A long-anticipated visit with my sister this month can’t help but bring me close to family history, as so many scenes in my novel do these days, too.
Born ten years apart, we were both “only children”, aside from the six years we actually spent together in our parents’ home. My arrival doomed her to a role of perpetual baby-sitter. In my little psyche, she was also a surrogate parent, an adult-like being – unfailingly elegant and unbelievably smart – who actually saw me, when the atmosphere in which we lived could make a lot of things seem invisible. More, she remembered me, and continued to accompany me, long after the early get-away she made when she was barely 18.
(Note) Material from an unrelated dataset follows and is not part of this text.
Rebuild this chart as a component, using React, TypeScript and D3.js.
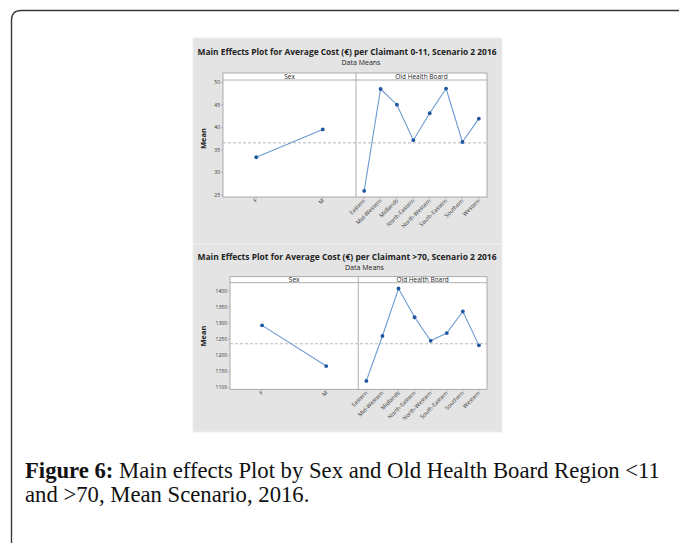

Though we’ve really gotten to know each other as “grown ups”, I feel as though I felt her company all of my life – before, during, and after my arrival here.
She has written of her own experience: “I felt almost apologetic for my own childhood, which I viewed (correctly) as an enormous household inconvenience, something to be conquered quickly and forgotten, like chicken pox or diarrhea.”
But with the arrival of a younger sister, she notes, “I seized the opportunity to Be Older, taking charge of her needs, protecting her from my own tadpole experience. … I heard my orders from a Higher Power, beyond parents, to guide this little person safely past the treacherous shoals of childhood.”
“I decided that you’d probably grow up to be a tactful, diplomatic person,” our British mother once described of her when, on her very first airplane flight (from London to Bordeaux, France), my four-year-old sister made polite conversation with two travelers seated across from her and my mother. My mother describes them as “dressed in the full regalia of those who live in Arab countries”.
When my sister turned five, two military police arrived each weekday shortly before dawn to escort her to school via military staff car, a ride of an hour each way. It’s no wonder I’ve always perceived her as leagues ahead of me in worldly wisdom and experience, rather in the style of Jane Goodall or Agatha Christie.
By the time I was four, she’d already won first prize in a national U.S. magazine’s annual writing contest. She was 14. Her teen-age years are the ones my child self remembers best, some of the sweetest in my memory, set in a fairy-tale German town, no doubt so sweet because she was there.
She’s given me more gifts than I can count, but one of the most meaningful came recently with her instant inner understanding of The Munich Girl, the novel I’ve been working on since our father died in 2007. Hearing her intuitively wise thoughts about the deepest intent of this book and its story was vindication that my soul, however much it aspires to write, hardly knows how to put into words.
In my writing hours, when I want to evoke heartbreak, I think of how I felt on the day after she left Germany for America — or the day after she got married – when realization caught up with me that she wasn’t ever coming back to sleep in the room we had always shared.
I suppose it was inevitable that the book on which I’ve spent so much time, and love, would become a story of separations and reunions.
She tells a story of how, before she boarded the ship that took her away from Germany, I pressed a note into her hand with the instructions that she not open it until she was “home”.
Then she remembered the note. At six, I was a writer of few words, none of them very neat, though pithier than I tend to be now. The note read: “Rite Sune”.
And, she says, she was home.
As I am, wherever she is in the world, whether I’m with her or not.
This, I’ve decided, is what “family” truly means. As a character in my novel observes: “So often, the ties that truly bind us the most have nothing to do with being related.”
But when they do, it is light upon light.